From the view in the press box in Santa Fe, running a state looks arduous and frustrating. Lawmakers volley back and forth, nitpick over details, argue, dissect, and wheel and deal. And a 60-day session doesn't come cheap: lawmakers voted to spend a max of about $8.3 million on this one. (Financial reports on what was spent are not yet available.)

A bill has to run a gnarly obstacle course to become law. Committees come first, and many pieces of legislation lose their footing and die there. Then it has to swing through the House and Senate—a treacherous, ax-dodging task. Both bodies have to vote in favor of a bill for it to hit the governor's desk for signature. Once the guv signs off, then it's a law.

There were almost 1,300 bills introduced in the Legislature this year, and 284 were sent on to Gov. Susana Martinez. She signed 186 and vetoed 98. That means she killed 34.5 percent of the measures that made it through that sausage grinder of policy-making. (For more details on these stats, scan the QR code at the bottom of this column with your smartphone, or go to alibi.com.)

Rep. Antonio "Moe" Maestas, who is considering a run for Congress, had six measures make it out of the Legislature alive, but all were vetoed. The Democrat from Albuquerque says politics may have played a part in their demise. One measure would have decreased the penalties for servers who inadvertently serve alcohol to minors, and another that would have allowed treatment instead of jail time for nonviolent drug offenders.

"The passage of the treatment bill was the culmination of a three- or four-year struggle," Maestas says. "It's actually a conservative approach to the war on drugs." Nationally, he says, those on the right are concerned about the climbing costs of prisons and jails. The reform would have saved the state's judicial system $18 million per year, he adds—money that could have gone to prosecuting violent offenders.

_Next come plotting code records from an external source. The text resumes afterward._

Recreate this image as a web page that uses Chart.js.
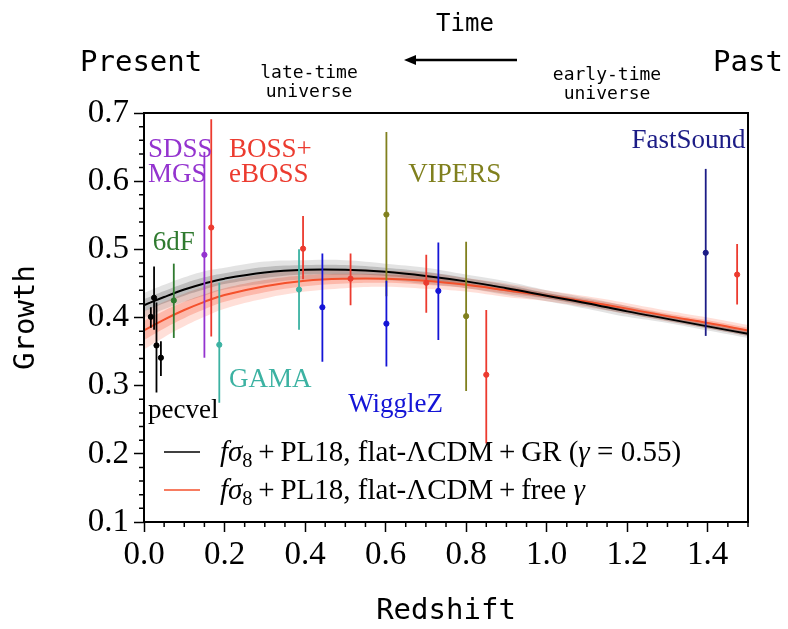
<!DOCTYPE html>
<html>
<head>
<meta charset="utf-8">
<title>Growth of structure vs redshift</title>
<script src="https://cdn.jsdelivr.net/npm/chart.js@4.4.1/dist/chart.umd.min.js"></script>
<style>
  html, body { margin: 0; padding: 0; background: #fff; }
</style>
</head>
<body>
<canvas id="growthChart" width="788" height="629"></canvas>
<script>

/* ================= DATA ================= */

const xTicks = [0.0, 0.2, 0.4, 0.6, 0.8, 1.0, 1.2, 1.4];
const yTicks = [0.1, 0.2, 0.3, 0.4, 0.5, 0.6, 0.7];

// model curves (fsigma8 vs z)
const curveZ   = [0, 0.05, 0.1, 0.15, 0.2, 0.3, 0.4, 0.5, 0.6, 0.7, 0.8, 0.9, 1.0, 1.1, 1.2, 1.3, 1.4, 1.5];
const grFs8    = [0.418, 0.430, 0.441, 0.450, 0.457, 0.466, 0.470, 0.470, 0.467, 0.461, 0.453, 0.443, 0.432, 0.421, 0.409, 0.398, 0.387, 0.376];
const grErr    = [0.009, 0.009, 0.009, 0.009, 0.008, 0.008, 0.007, 0.007, 0.006, 0.006, 0.005, 0.005, 0.004, 0.004, 0.004, 0.003, 0.003, 0.003];
const freeFs8  = [0.381, 0.397, 0.411, 0.423, 0.433, 0.446, 0.454, 0.457, 0.457, 0.454, 0.448, 0.440, 0.432, 0.423, 0.413, 0.402, 0.392, 0.381];
const freeErr  = [0.014, 0.013, 0.012, 0.011, 0.010, 0.009, 0.008, 0.007, 0.006, 0.006, 0.005, 0.005, 0.004, 0.004, 0.004, 0.004, 0.004, 0.004];

// measurements: [z, value, low, high]
const pecvel    = [[0.017, 0.401, 0.385, 0.415], [0.025, 0.429, 0.382, 0.475], [0.031, 0.359, 0.290, 0.422], [0.042, 0.341, 0.314, 0.365]];
const sixdf     = [[0.074, 0.425, 0.370, 0.479]];
const sdssMgs   = [[0.150, 0.492, 0.341, 0.643]];
const bossEboss = [[0.167, 0.532, 0.372, 0.691], [0.395, 0.501, 0.456, 0.549], [0.513, 0.457, 0.418, 0.494],
                   [0.701, 0.451, 0.407, 0.492], [0.850, 0.316, 0.215, 0.411], [1.473, 0.463, 0.419, 0.508]];
const gama      = [[0.187, 0.360, 0.275, 0.451], [0.385, 0.441, 0.382, 0.500]];
const wigglez   = [[0.443, 0.415, 0.335, 0.494], [0.602, 0.391, 0.328, 0.454], [0.731, 0.439, 0.367, 0.510]];
const vipers    = [[0.602, 0.551, 0.431, 0.672], [0.800, 0.402, 0.292, 0.511]];
const fastsound = [[1.395, 0.495, 0.373, 0.618]];

/* ================= STYLE ================= */

const surveys = [
  { name: "VIPERS",    points: vipers,    color: "#80801e" },
  { name: "BOSS",      points: bossEboss, color: "#ec3b2f" },
  { name: "SDSS MGS",  points: sdssMgs,   color: "#9433cf" },
  { name: "GAMA",      points: gama,      color: "#3cb2a2" },
  { name: "WiggleZ",   points: wigglez,   color: "#1414d6" },
  { name: "6dF",       points: sixdf,     color: "#2f7a2f" },
  { name: "FastSound", points: fastsound, color: "#1c1c86" },
  { name: "pecvel",    points: pecvel,    color: "#000000" }
];

const colorOf = name => surveys.find(s => s.name === name).color;

const surveyLabels = [
  { text: "SDSS",      x: 0.010, y: 0.635, color: colorOf("SDSS MGS") },
  { text: "MGS",       x: 0.010, y: 0.599, color: colorOf("SDSS MGS") },
  { text: "BOSS+",     x: 0.211, y: 0.635, color: colorOf("BOSS") },
  { text: "eBOSS",     x: 0.211, y: 0.599, color: colorOf("BOSS") },
  { text: "6dF",       x: 0.022, y: 0.499, color: colorOf("6dF") },
  { text: "VIPERS",    x: 0.656, y: 0.599, color: colorOf("VIPERS") },
  { text: "FastSound", x: 1.494, y: 0.649, color: colorOf("FastSound"), align: "right" },
  { text: "GAMA",      x: 0.211, y: 0.298, color: colorOf("GAMA") },
  { text: "WiggleZ",   x: 0.507, y: 0.261, color: colorOf("WiggleZ") },
  { text: "pecvel",    x: 0.010, y: 0.253, color: colorOf("pecvel") }
];

const MONO = "'DejaVu Sans Mono', monospace";
const SERIF = "'Liberation Serif', serif";
const TS = "\u2009"; // thin space around math operators

/* ================= DATASETS ================= */

function curvePts(vals, errs, k) {
  return curveZ.map((z, i) => ({ x: z, y: vals[i] + k * errs[i] }));
}

function bandPair(vals, errs, k, color, order) {
  return [
    { type: "line", data: curvePts(vals, errs, k), borderWidth: 0, pointRadius: 0,
      backgroundColor: color, fill: "+1", tension: 0.4, order: order },
    { type: "line", data: curvePts(vals, errs, -k), borderWidth: 0, pointRadius: 0,
      fill: false, tension: 0.4, order: order }
  ];
}

const datasets = [
  ...bandPair(freeFs8, freeErr, 2, "rgba(255,120,90,0.24)", 20),
  ...bandPair(freeFs8, freeErr, 1, "rgba(250,95,65,0.30)", 19),
  ...bandPair(grFs8, grErr, 2, "rgba(0,0,0,0.11)", 18),
  ...bandPair(grFs8, grErr, 1, "rgba(0,0,0,0.17)", 17),
  { type: "line", label: "free", data: curvePts(freeFs8, freeErr, 0), borderColor: "#f4512c",
    borderWidth: 2, pointRadius: 0, fill: false, tension: 0.4, order: 16 },
  { type: "line", label: "gr", data: curvePts(grFs8, grErr, 0), borderColor: "#000000",
    borderWidth: 2, pointRadius: 0, fill: false, tension: 0.4, order: 15 }
];

surveys.forEach((s, i) => {
  const bars = [];
  s.points.forEach(p => {
    bars.push({ x: p[0], y: p[2] }, { x: p[0], y: p[3] }, { x: p[0], y: null });
  });
  datasets.push({
    type: "line", data: bars, borderColor: s.color, borderWidth: 1.8,
    pointRadius: 0, fill: false, spanGaps: false, order: 10 - i
  });
  datasets.push({
    type: "scatter", data: s.points.map(p => ({ x: p[0], y: p[1] })),
    backgroundColor: s.color, borderColor: s.color, pointRadius: 2.6, order: 10 - i
  });
});

/* ================= DECORATION ================= */

function drawSegments(ctx, x, y, segs, size) {
  segs.forEach(seg => {
    const sz = seg.sub ? size * 0.7 : size;
    ctx.font = (seg.it ? "italic " : "") + sz + "px " + SERIF;
    ctx.fillText(seg.t, x, y + (seg.sub ? size * 0.2 : 0));
    x += ctx.measureText(seg.t).width;
  });
}

const decorPlugin = {
  id: "decor",
  afterDraw(chart) {
    const ctx = chart.ctx;
    const { left, right, top, bottom } = chart.chartArea;
    const xs = chart.scales.x, ys = chart.scales.y;

    ctx.save();

    // frame
    ctx.strokeStyle = "#000";
    ctx.lineWidth = 2;
    ctx.strokeRect(left, top, right - left, bottom - top);

    // minor ticks
    ctx.lineWidth = 1.5;
    ctx.beginPath();
    for (let k = 0; k <= 30; k++) {
      if (k % 5 === 0) continue;
      const py = ys.getPixelForValue(0.1 + k * 0.02);
      ctx.moveTo(left, py); ctx.lineTo(left - 5, py);
    }
    for (let k = 0; k <= 30; k++) {
      if (k % 4 === 0) continue;
      const px = xs.getPixelForValue(k * 0.05);
      ctx.moveTo(px, bottom); ctx.lineTo(px, bottom + 5);
    }
    ctx.stroke();

    // survey labels
    ctx.textBaseline = "alphabetic";
    ctx.font = "27px " + SERIF;
    surveyLabels.forEach(l => {
      ctx.fillStyle = l.color;
      ctx.textAlign = l.align || "left";
      ctx.fillText(l.text, xs.getPixelForValue(l.x), ys.getPixelForValue(l.y));
    });
    ctx.textAlign = "left";

    // legend
    const grSet = chart.data.datasets.find(d => d.label === "gr");
    const freeSet = chart.data.datasets.find(d => d.label === "free");
    const rows = [
      { y: 452, color: grSet.borderColor,
        segs: [{ t: "f", it: 1 }, { t: "σ", it: 1 }, { t: "8", sub: 1 },
               { t: TS + "+" + TS + "PL18, flat-ΛCDM" + TS + "+" + TS + "GR (" }, { t: "γ", it: 1 },
               { t: " = 0.55)" }] },
      { y: 490, color: freeSet.borderColor,
        segs: [{ t: "f", it: 1 }, { t: "σ", it: 1 }, { t: "8", sub: 1 },
               { t: TS + "+" + TS + "PL18, flat-ΛCDM" + TS + "+" + TS + "free " }, { t: "γ", it: 1 }] }
    ];
    rows.forEach(r => {
      ctx.strokeStyle = r.color;
      ctx.lineWidth = 1.5;
      ctx.beginPath();
      ctx.moveTo(164, r.y); ctx.lineTo(200, r.y);
      ctx.stroke();
      ctx.fillStyle = "#000";
      drawSegments(ctx, 220, r.y + 9, r.segs, 29);
    });

    // header: time direction
    ctx.fillStyle = "#000";
    ctx.textAlign = "center";
    ctx.font = "24px " + MONO;
    ctx.fillText("Time", 465, 31);
    ctx.font = "29px " + MONO;
    ctx.textAlign = "left";
    ctx.fillText("Present", 80, 71);
    ctx.fillText("Past", 713, 71);
    ctx.textAlign = "center";
    ctx.font = "18px " + MONO;
    ctx.fillText("late-time", 309, 78);
    ctx.fillText("universe", 309, 97);
    ctx.fillText("early-time", 607, 80);
    ctx.fillText("universe", 607, 99);

    ctx.strokeStyle = "#000";
    ctx.lineWidth = 2.5;
    ctx.beginPath();
    ctx.moveTo(517, 60); ctx.lineTo(412, 60);
    ctx.stroke();
    ctx.beginPath();
    ctx.moveTo(404, 60); ctx.lineTo(416, 55); ctx.lineTo(416, 65);
    ctx.closePath();
    ctx.fill();

    ctx.restore();
  }
};

/* ================= CHART ================= */

new Chart(document.getElementById("growthChart"), {
  type: "scatter",
  data: { datasets },
  options: {
    responsive: false,
    animation: false,
    layout: { padding: { top: 113, right: 40, left: 0, bottom: 0 } },
    plugins: { legend: { display: false }, tooltip: { enabled: false } },
    scales: {
      x: {
        type: "linear", min: 0, max: 1.5,
        afterBuildTicks: s => { s.ticks = xTicks.map(v => ({ value: v })); },
        afterFit: s => { s.height = 107; },
        ticks: { callback: v => v.toFixed(1), color: "#000", padding: 4,
                 font: { family: SERIF, size: 33 }, maxRotation: 0 },
        grid: { drawOnChartArea: false, tickLength: 10, tickColor: "#000", tickWidth: 1.5 },
        border: { display: false },
        title: { display: true, text: "Redshift", color: "#000",
                 font: { family: MONO, size: 29 }, padding: { top: 0, bottom: 0 } }
      },
      y: {
        type: "linear", min: 0.1, max: 0.7,
        afterBuildTicks: s => { s.ticks = yTicks.map(v => ({ value: v })); },
        afterFit: s => { s.width = 144; },
        ticks: { callback: v => v.toFixed(1), color: "#000", padding: 5,
                 font: { family: SERIF, size: 33 } },
        grid: { drawOnChartArea: false, tickLength: 10, tickColor: "#000", tickWidth: 1.5 },
        border: { display: false },
        title: { display: true, text: "Growth", color: "#000",
                 font: { family: MONO, size: 29 }, padding: { top: 9, bottom: 0 } }
      }
    }
  },
  plugins: [decorPlugin]
});
</script>
</body>
</html>
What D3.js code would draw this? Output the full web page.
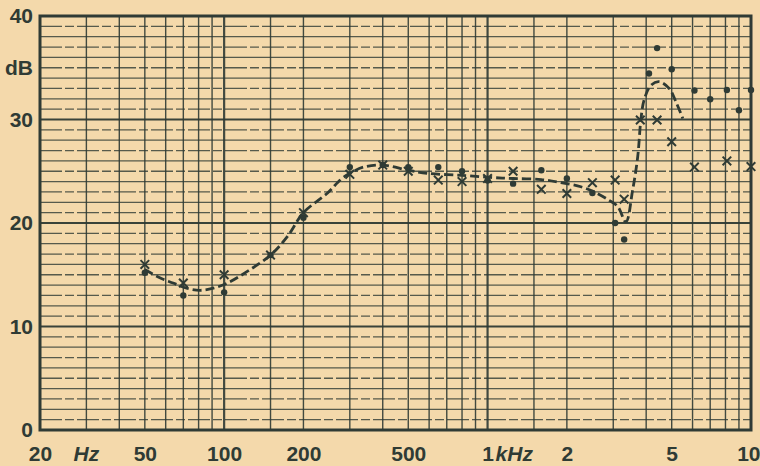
<!DOCTYPE html>
<html>
<head>
<meta charset="utf-8">
<script src="https://cdn.jsdelivr.net/npm/d3@7"></script>
<style>
  body { margin: 0; background: #f4d9ab; }
  svg { display: block; }
</style>
</head>
<body>
<div id="chart"></div>
<script>
// Frequency response measurement: two runs (dots / crosses) plus the hand-drawn mean curve
const dotFreq = [50, 70, 100, 150, 200, 300, 400, 500, 650, 800, 1000, 1250, 1600, 2000, 2500, 3050, 3300, 4100, 4400, 5000, 6100, 7000, 8100, 9000, 10000]
const dotDb = [15.2, 13.0, 13.3, 16.9, 20.5, 25.4, 25.6, 25.4, 25.4, 25.0, 24.1, 23.8, 25.1, 24.3, 22.9, 20.0, 18.4, 34.45, 36.9, 34.85, 32.8, 31.95, 32.85, 30.9, 32.85]

const crossFreq = [50, 70, 100, 150, 200, 300, 400, 500, 650, 800, 1000, 1250, 1600, 2000, 2500, 3050, 3300, 3800, 4400, 5000, 6100, 8100, 10000]
const crossDb = [16.0, 14.2, 15.0, 16.9, 21.0, 24.7, 25.6, 25.0, 24.15, 24.0, 24.3, 25.0, 23.25, 22.85, 23.9, 24.15, 22.3, 29.95, 29.95, 27.85, 25.4, 26.0, 25.45]

// dashed mean curve
const curveFreq = [50, 57, 64, 72, 81, 91, 103, 122, 150, 174, 200, 247, 277, 300, 338, 400, 500, 590, 800, 1030, 1250, 1600, 1900, 2260, 2540, 2890, 3120, 3350, 3555, 3715, 3820, 3930, 4170, 4480, 4890, 5190, 5510]
const curveDb = [15.5, 14.7, 14.2, 13.7, 13.5, 13.7, 14.2, 15.3, 16.9, 18.7, 21.0, 22.9, 24.2, 24.8, 25.4, 25.6, 25.1, 24.8, 24.6, 24.4, 24.3, 24.2, 23.9, 23.5, 23.0, 22.2, 21.6, 20.1, 23.2, 26.4, 30.0, 31.9, 33.3, 33.65, 33.0, 31.7, 30.1]

// grid of the log paper and the printed labels
const gridFreq = [20, 30, 40, 50, 60, 70, 80, 90, 100, 150, 200, 300, 400, 500, 600, 700, 800, 900, 1000, 1500, 2000, 3000, 4000, 5000, 6000, 7000, 8000, 9000, 10000]
const majorFreq = [100, 1000]
const xTicks = [20, 50, 100, 200, 500, 1000, 2000, 5000, 10000]
const xTickLabels = ['20', '50', '100', '200', '500', '1', '2', '5', '10']
const yTicks = [0, 10, 20, 30, 40]

const INK = '#2f3b35'
const FONT = '"Liberation Sans", Arial, sans-serif'
const width = 760
const height = 466
const MARGIN = { top: 16, right: 9, bottom: 36, left: 40 }
const innerWidth = width - MARGIN.left - MARGIN.right
const innerHeight = height - MARGIN.top - MARGIN.bottom

const svg = d3.select('#chart').append('svg')
  .attr('width', width)
  .attr('height', height)

svg.append('rect')
  .attr('width', width)
  .attr('height', height)
  .attr('fill', '#f4d9ab')

const g = svg.append('g')
  .attr('transform', `translate(${MARGIN.left},${MARGIN.top})`)

// --- SCALES ---
const x = d3.scaleLog().domain([20, 10000]).range([0, innerWidth])
const y = d3.scaleLinear().domain([0, 40]).range([innerHeight, 0])

// --- GRID ---
// 1 dB lines, every 10 dB heavier; odd lines printed a little broken
g.selectAll('.hgrid')
  .data(d3.range(1, 40))
  .enter().append('line')
  .attr('class', 'hgrid')
  .attr('x1', 0)
  .attr('x2', innerWidth)
  .attr('y1', d => y(d))
  .attr('y2', d => y(d))
  .style('stroke', INK)
  .style('stroke-width', d => d % 10 === 0 ? 2.2 : 1.3)
  .style('stroke-dasharray', d => d % 2 === 1 ? '22 3 9 3' : null)
  .style('opacity', d => d % 10 === 0 ? 0.95 : 0.8)

g.selectAll('.vgrid')
  .data(gridFreq)
  .enter().append('line')
  .attr('class', 'vgrid')
  .attr('x1', d => x(d))
  .attr('x2', d => x(d))
  .attr('y1', 0)
  .attr('y2', innerHeight)
  .style('stroke', INK)
  .style('stroke-width', d => majorFreq.includes(d) ? 2.2 : 1.4)
  .style('opacity', 0.9)

// frame
g.append('rect')
  .attr('width', innerWidth)
  .attr('height', innerHeight)
  .style('fill', 'none')
  .style('stroke', INK)
  .style('stroke-width', 3)

// --- AXES ---
const xAxis = g.append('g')
  .attr('transform', `translate(0,${innerHeight})`)
  .call(d3.axisBottom(x)
    .tickValues(xTicks)
    .tickSize(0)
    .tickPadding(16)
    .tickFormat((d, i) => xTickLabels[i]))

// the last label sits against the page edge, keep it inside
xAxis.selectAll('.tick text')
  .filter(d => d === 10000)
  .style('text-anchor', 'end')
  .attr('dx', 9)

const yAxis = g.append('g')
  .call(d3.axisLeft(y)
    .tickValues(yTicks)
    .tickSize(0)
    .tickPadding(7)
    .tickFormat(d3.format('d')))

for (const axis of [xAxis, yAxis]) {
  axis.select('.domain').remove()
  axis.selectAll('text')
    .style('font-family', FONT)
    .style('font-weight', 'bold')
    .style('font-size', '21px')
    .style('fill', INK)
}

// unit labels
const unitStyle = sel => sel
  .style('font-family', FONT)
  .style('font-weight', 'bold')
  .style('font-size', '21px')
  .style('fill', INK)

g.append('text')
  .attr('x', -7)
  .attr('y', y(35))
  .attr('dy', '0.35em')
  .style('text-anchor', 'end')
  .text('dB')
  .call(unitStyle)

g.append('text')
  .attr('x', x(30))
  .attr('y', innerHeight + 16)
  .attr('dy', '0.71em')
  .style('text-anchor', 'middle')
  .style('font-style', 'italic')
  .text('Hz')
  .call(unitStyle)

g.append('text')
  .attr('x', x(1000) + 8)
  .attr('y', innerHeight + 16)
  .attr('dy', '0.71em')
  .style('text-anchor', 'start')
  .style('font-style', 'italic')
  .text('kHz')
  .call(unitStyle)

// --- MEAN CURVE ---
const curveData = curveFreq.map((f, i) => [f, curveDb[i]])
const line = d3.line()
  .x(d => x(d[0]))
  .y(d => y(d[1]))
  .curve(d3.curveCatmullRom.alpha(0.5))

g.append('path')
  .datum(curveData)
  .attr('d', line)
  .style('fill', 'none')
  .style('stroke', INK)
  .style('stroke-width', 2.8)
  .style('stroke-dasharray', '9 4')

// --- MEASURED POINTS ---
g.selectAll('.dot')
  .data(dotFreq.map((f, i) => [f, dotDb[i]]))
  .enter().append('circle')
  .attr('class', 'dot')
  .attr('cx', d => x(d[0]))
  .attr('cy', d => y(d[1]))
  .attr('r', 3.2)
  .style('fill', INK)

const cross = d3.symbol().type(d3.symbolX).size(50)
g.selectAll('.cross')
  .data(crossFreq.map((f, i) => [f, crossDb[i]]))
  .enter().append('path')
  .attr('class', 'cross')
  .attr('transform', d => `translate(${x(d[0])},${y(d[1])})`)
  .attr('d', cross)
  .style('fill', 'none')
  .style('stroke', INK)
  .style('stroke-width', 2)
</script>
</body>
</html>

"She [the governor] has been in the trenches her entire life fighting crime," Maestas says. "I believe she's incapable of seeing the entire battlefield because she has the trench mentality. ... You have to allocate scarce resources."

The Governor's Office did not respond to a request for comment.

Plenty of other lawmakers are unhappy with the vetoes as well. A measure that takes the guv off the State Investment Council was killed, along with other transparency measures sponsored by Sen. Tim Keller (D-Albuquerque). A bill that Sen. Dede Feldman (D-Albuquerque) says would have increased state control of health insurance providers (and help New Mexico avoid heavier federal control) was also vetoed.

Maestas says though the measures didn’t get the signature, the fact that they passed still means something. "A bill that gets on the governor's desk is the will of the people through their elected senators and representatives."